### What the exercise asks
Reproduce all the material exactly, minus any pictures it holds.

### Data excerpt
________________________________________

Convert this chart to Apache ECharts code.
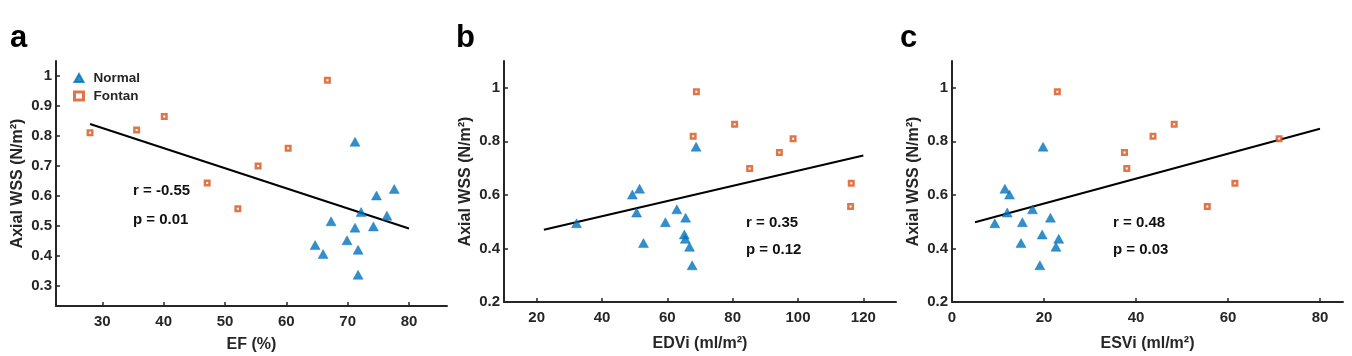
<!DOCTYPE html>
<html>
<head>
<meta charset="utf-8">
<script src="https://cdn.jsdelivr.net/npm/echarts@6/dist/echarts.min.js"></script>
<style>
html,body{margin:0;padding:0;background:#fff;}
#c{width:1352px;height:356px;}
</style>
</head>
<body>
<div id="c"></div>
<script>
// ---- data ----
const normalWSS = [0.780, 0.623, 0.601, 0.534, 0.546, 0.498, 0.515, 0.494, 0.452, 0.420, 0.436, 0.406, 0.337];
const normalEF   = [71.2, 77.6, 74.7, 76.4, 72.2, 74.2, 67.3, 71.2, 69.9, 71.7, 64.7, 66.0, 71.7];
const normalEDVi = [68.8, 51.5, 49.3, 50.6, 62.9, 59.4, 65.6, 32.2, 65.2, 52.7, 65.5, 66.8, 67.6];
const normalESVi = [19.8, 11.5, 12.5, 12.0, 17.5, 15.3, 21.4, 9.3, 19.6, 15.0, 23.2, 22.6, 19.1];

const fontanWSS  = [0.810, 0.819, 0.864, 0.643, 0.557, 0.699, 0.758, 0.985];
const fontanEF   = [28.0, 35.6, 40.1, 47.1, 52.1, 55.4, 60.3, 66.7];
const fontanEDVi = [98.5, 67.9, 80.6, 116.3, 116.1, 85.2, 94.3, 68.9];
const fontanESVi = [71.1, 43.7, 48.3, 61.5, 55.5, 38.0, 37.5, 22.9];

// regression line end points [x, y]
const fitEF   = [[28, 0.839], [80, 0.491]];
const fitEDVi = [[22.2, 0.470], [120, 0.747]];
const fitESVi = [[5, 0.498], [80, 0.847]];

const efTicks   = [30, 40, 50, 60, 70, 80];
const edviTicks = [20, 40, 60, 80, 100, 120];
const esviTicks = [0, 20, 40, 60, 80];
const wssTicksA = [0.3, 0.4, 0.5, 0.6, 0.7, 0.8, 0.9, 1];
const wssTicksBC = [0.2, 0.4, 0.6, 0.8, 1];

const panelLetters = ['a', 'b', 'c'];
const statsText = [['r = -0.55', 'p = 0.01'], ['r = 0.35', 'p = 0.12'], ['r = 0.48', 'p = 0.03']];
const legendNames = ['Normal', 'Fontan'];
const xNames = ['EF (%)', 'EDVi (ml/m²)', 'ESVi (ml/m²)'];
const yName = 'Axial WSS (N/m²)';

// ---- styles ----
const FONT = '"Liberation Sans", Arial, sans-serif';
const TXT = '#262626';
const BLUE = '#0072BD';
const ORANGE = '#D95319';

const zip = (xs, ys) => xs.map((x, i) => [x, ys[i]]);

const grids = [
  {left: 56, top: 61, width: 391, height: 245, outerBoundsMode: 'none', containLabel: false},
  {left: 504, top: 61, width: 392, height: 241, outerBoundsMode: 'none', containLabel: false},
  {left: 952, top: 61, width: 391, height: 241, outerBoundsMode: 'none', containLabel: false}
];

const axisLineStyle = {show: true, lineStyle: {color: TXT, width: 2}};
const tickStyle = {show: true, inside: true, length: 4, lineStyle: {color: TXT, width: 1.5}};
const labelStyle = {color: TXT, fontFamily: FONT, fontWeight: 'bold', fontSize: 15};
const nameStyle = {color: TXT, fontFamily: FONT, fontWeight: 'bold', fontSize: 16};

function xAxis(idx, min, max, ticks, name, gap) {
  return {
    type: 'value', gridIndex: idx, min: min, max: max,
    name: name, nameLocation: 'middle', nameGap: gap,
    nameTextStyle: nameStyle,
    axisLine: axisLineStyle,
    axisTick: Object.assign({customValues: ticks}, tickStyle),
    axisLabel: Object.assign({customValues: ticks, margin: 8}, labelStyle),
    splitLine: {show: false}
  };
}
function yAxis(idx, min, max, ticks) {
  return {
    type: 'value', gridIndex: idx, min: min, max: max,
    name: yName, nameLocation: 'middle', nameGap: 30, nameRotate: 90,
    nameTextStyle: nameStyle,
    axisLine: axisLineStyle,
    axisTick: Object.assign({customValues: ticks}, tickStyle),
    axisLabel: Object.assign({customValues: ticks, margin: 4}, labelStyle),
    splitLine: {show: false}
  };
}

const xVals = [[normalEF, fontanEF], [normalEDVi, fontanEDVi], [normalESVi, fontanESVi]];
const fits = [fitEF, fitEDVi, fitESVi];

const series = [];
for (let i = 0; i < 3; i++) {
  series.push({
    type: 'line', xAxisIndex: i, yAxisIndex: i, data: fits[i], symbol: 'none',
    lineStyle: {color: '#000', width: 2}, silent: true, z: 1
  });
  series.push({
    name: legendNames[0], type: 'scatter', xAxisIndex: i, yAxisIndex: i,
    data: zip(xVals[i][0], normalWSS), symbol: 'triangle', symbolSize: [10, 9],
    itemStyle: {color: BLUE, borderColor: BLUE, borderWidth: 0.5}, z: 3
  });
  series.push({
    name: legendNames[1], type: 'scatter', xAxisIndex: i, yAxisIndex: i,
    data: zip(xVals[i][1], fontanWSS), symbol: 'rect', symbolSize: 4.5,
    itemStyle: {color: '#fff', borderColor: ORANGE, borderWidth: 2.5}, z: 3
  });
}

const letterPos = [[10, 23], [456, 23], [900, 23]];
const statPos = [[133, 191, 220], [746, 223, 250], [1113, 223, 250]];
const graphic = [];
panelLetters.forEach((l, i) => {
  graphic.push({type: 'text', left: letterPos[i][0], top: letterPos[i][1],
    style: {text: l, font: 'bold 31px ' + FONT, fill: '#000'}});
});
statsText.forEach((s, i) => {
  graphic.push({type: 'text', x: statPos[i][0], y: statPos[i][1],
    style: {text: s[0], font: 'bold 15px ' + FONT, fill: '#111', verticalAlign: 'middle'}});
  graphic.push({type: 'text', x: statPos[i][0], y: statPos[i][2],
    style: {text: s[1], font: 'bold 15px ' + FONT, fill: '#111', verticalAlign: 'middle'}});
});

const option = {
  animation: false,
  backgroundColor: '#fff',
  grid: grids,
  xAxis: [
    xAxis(0, 22.45, 86.2, efTicks, xNames[0], 31),
    xAxis(1, 10, 130, edviTicks, xNames[1], 34),
    xAxis(2, 0, 85, esviTicks, xNames[2], 34)
  ],
  yAxis: [
    yAxis(0, 0.233, 1.049, wssTicksA),
    yAxis(1, 0.2, 1.1, wssTicksBC),
    yAxis(2, 0.2, 1.1, wssTicksBC)
  ],
  legend: {
    data: [
      {name: legendNames[0], icon: 'triangle'},
      {name: legendNames[1], icon: 'rect', itemStyle: {color: '#fff', borderColor: ORANGE, borderWidth: 3}}
    ],
    orient: 'vertical', left: 73, top: 71, padding: 0, itemWidth: 9, itemHeight: 8, itemGap: 4,
    textStyle: {color: TXT, fontFamily: FONT, fontWeight: 'bold', fontSize: 13.5, lineHeight: 14, padding: [0, 0, 0, 5]},
    selectedMode: false
  },
  graphic: graphic,
  series: series
};

const chart = echarts.init(document.getElementById('c'), null, {renderer: 'canvas'});
chart.setOption(option);
</script>
</body>
</html>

________________________________________

### Output for this exercise
Convert this chart to Apache ECharts code.
<!DOCTYPE html>
<html>
<head>
<meta charset="utf-8">
<script src="https://cdn.jsdelivr.net/npm/echarts@6/dist/echarts.min.js"></script>
<style>
html,body{margin:0;padding:0;background:#fff;}
#c{width:1352px;height:356px;}
</style>
</head>
<body>
<div id="c"></div>
<script>
// ---- data ----
const normalWSS = [0.780, 0.623, 0.601, 0.534, 0.546, 0.498, 0.515, 0.494, 0.452, 0.420, 0.436, 0.406, 0.337];
const normalEF   = [71.2, 77.6, 74.7, 76.4, 72.2, 74.2, 67.3, 71.2, 69.9, 71.7, 64.7, 66.0, 71.7];
const normalEDVi = [68.8, 51.5, 49.3, 50.6, 62.9, 59.4, 65.6, 32.2, 65.2, 52.7, 65.5, 66.8, 67.6];
const normalESVi = [19.8, 11.5, 12.5, 12.0, 17.5, 15.3, 21.4, 9.3, 19.6, 15.0, 23.2, 22.6, 19.1];

const fontanWSS  = [0.810, 0.819, 0.864, 0.643, 0.557, 0.699, 0.758, 0.985];
const fontanEF   = [28.0, 35.6, 40.1, 47.1, 52.1, 55.4, 60.3, 66.7];
const fontanEDVi = [98.5, 67.9, 80.6, 116.3, 116.1, 85.2, 94.3, 68.9];
const fontanESVi = [71.1, 43.7, 48.3, 61.5, 55.5, 38.0, 37.5, 22.9];

// regression line end points [x, y]
const fitEF   = [[28, 0.839], [80, 0.491]];
const fitEDVi = [[22.2, 0.470], [120, 0.747]];
const fitESVi = [[5, 0.498], [80, 0.847]];

const efTicks   = [30, 40, 50, 60, 70, 80];
const edviTicks = [20, 40, 60, 80, 100, 120];
const esviTicks = [0, 20, 40, 60, 80];
const wssTicksA = [0.3, 0.4, 0.5, 0.6, 0.7, 0.8, 0.9, 1];
const wssTicksBC = [0.2, 0.4, 0.6, 0.8, 1];

const panelLetters = ['a', 'b', 'c'];
const statsText = [['r = -0.55', 'p = 0.01'], ['r = 0.35', 'p = 0.12'], ['r = 0.48', 'p = 0.03']];
const legendNames = ['Normal', 'Fontan'];
const xNames = ['EF (%)', 'EDVi (ml/m²)', 'ESVi (ml/m²)'];
const yName = 'Axial WSS (N/m²)';

// ---- styles ----
const FONT = '"Liberation Sans", Arial, sans-serif';
const TXT = '#262626';
const BLUE = '#0072BD';
const ORANGE = '#D95319';

const zip = (xs, ys) => xs.map((x, i) => [x, ys[i]]);

const grids = [
  {left: 56, top: 61, width: 391, height: 245, outerBoundsMode: 'none', containLabel: false},
  {left: 504, top: 61, width: 392, height: 241, outerBoundsMode: 'none', containLabel: false},
  {left: 952, top: 61, width: 391, height: 241, outerBoundsMode: 'none', containLabel: false}
];

const axisLineStyle = {show: true, lineStyle: {color: TXT, width: 2}};
const tickStyle = {show: true, inside: true, length: 4, lineStyle: {color: TXT, width: 1.5}};
const labelStyle = {color: TXT, fontFamily: FONT, fontWeight: 'bold', fontSize: 15};
const nameStyle = {color: TXT, fontFamily: FONT, fontWeight: 'bold', fontSize: 16};

function xAxis(idx, min, max, ticks, name, gap) {
  return {
    type: 'value', gridIndex: idx, min: min, max: max,
    name: name, nameLocation: 'middle', nameGap: gap,
    nameTextStyle: nameStyle,
    axisLine: axisLineStyle,
    axisTick: Object.assign({customValues: ticks}, tickStyle),
    axisLabel: Object.assign({customValues: ticks, margin: 8}, labelStyle),
    splitLine: {show: false}
  };
}
function yAxis(idx, min, max, ticks) {
  return {
    type: 'value', gridIndex: idx, min: min, max: max,
    name: yName, nameLocation: 'middle', nameGap: 30, nameRotate: 90,
    nameTextStyle: nameStyle,
    axisLine: axisLineStyle,
    axisTick: Object.assign({customValues: ticks}, tickStyle),
    axisLabel: Object.assign({customValues: ticks, margin: 4}, labelStyle),
    splitLine: {show: false}
  };
}

const xVals = [[normalEF, fontanEF], [normalEDVi, fontanEDVi], [normalESVi, fontanESVi]];
const fits = [fitEF, fitEDVi, fitESVi];

const series = [];
for (let i = 0; i < 3; i++) {
  series.push({
    type: 'line', xAxisIndex: i, yAxisIndex: i, data: fits[i], symbol: 'none',
    lineStyle: {color: '#000', width: 2}, silent: true, z: 1
  });
  series.push({
    name: legendNames[0], type: 'scatter', xAxisIndex: i, yAxisIndex: i,
    data: zip(xVals[i][0], normalWSS), symbol: 'triangle', symbolSize: [10, 9],
    itemStyle: {color: BLUE, borderColor: BLUE, borderWidth: 0.5}, z: 3
  });
  series.push({
    name: legendNames[1], type: 'scatter', xAxisIndex: i, yAxisIndex: i,
    data: zip(xVals[i][1], fontanWSS), symbol: 'rect', symbolSize: 4.5,
    itemStyle: {color: '#fff', borderColor: ORANGE, borderWidth: 2.5}, z: 3
  });
}

const letterPos = [[10, 23], [456, 23], [900, 23]];
const statPos = [[133, 191, 220], [746, 223, 250], [1113, 223, 250]];
const graphic = [];
panelLetters.forEach((l, i) => {
  graphic.push({type: 'text', left: letterPos[i][0], top: letterPos[i][1],
    style: {text: l, font: 'bold 31px ' + FONT, fill: '#000'}});
});
statsText.forEach((s, i) => {
  graphic.push({type: 'text', x: statPos[i][0], y: statPos[i][1],
    style: {text: s[0], font: 'bold 15px ' + FONT, fill: '#111', verticalAlign: 'middle'}});
  graphic.push({type: 'text', x: statPos[i][0], y: statPos[i][2],
    style: {text: s[1], font: 'bold 15px ' + FONT, fill: '#111', verticalAlign: 'middle'}});
});

const option = {
  animation: false,
  backgroundColor: '#fff',
  grid: grids,
  xAxis: [
    xAxis(0, 22.45, 86.2, efTicks, xNames[0], 31),
    xAxis(1, 10, 130, edviTicks, xNames[1], 34),
    xAxis(2, 0, 85, esviTicks, xNames[2], 34)
  ],
  yAxis: [
    yAxis(0, 0.233, 1.049, wssTicksA),
    yAxis(1, 0.2, 1.1, wssTicksBC),
    yAxis(2, 0.2, 1.1, wssTicksBC)
  ],
  legend: {
    data: [
      {name: legendNames[0], icon: 'triangle'},
      {name: legendNames[1], icon: 'rect', itemStyle: {color: '#fff', borderColor: ORANGE, borderWidth: 3}}
    ],
    orient: 'vertical', left: 73, top: 71, padding: 0, itemWidth: 9, itemHeight: 8, itemGap: 4,
    textStyle: {color: TXT, fontFamily: FONT, fontWeight: 'bold', fontSize: 13.5, lineHeight: 14, padding: [0, 0, 0, 5]},
    selectedMode: false
  },
  graphic: graphic,
  series: series
};

const chart = echarts.init(document.getElementById('c'), null, {renderer: 'canvas'});
chart.setOption(option);
</script>
</body>
</html>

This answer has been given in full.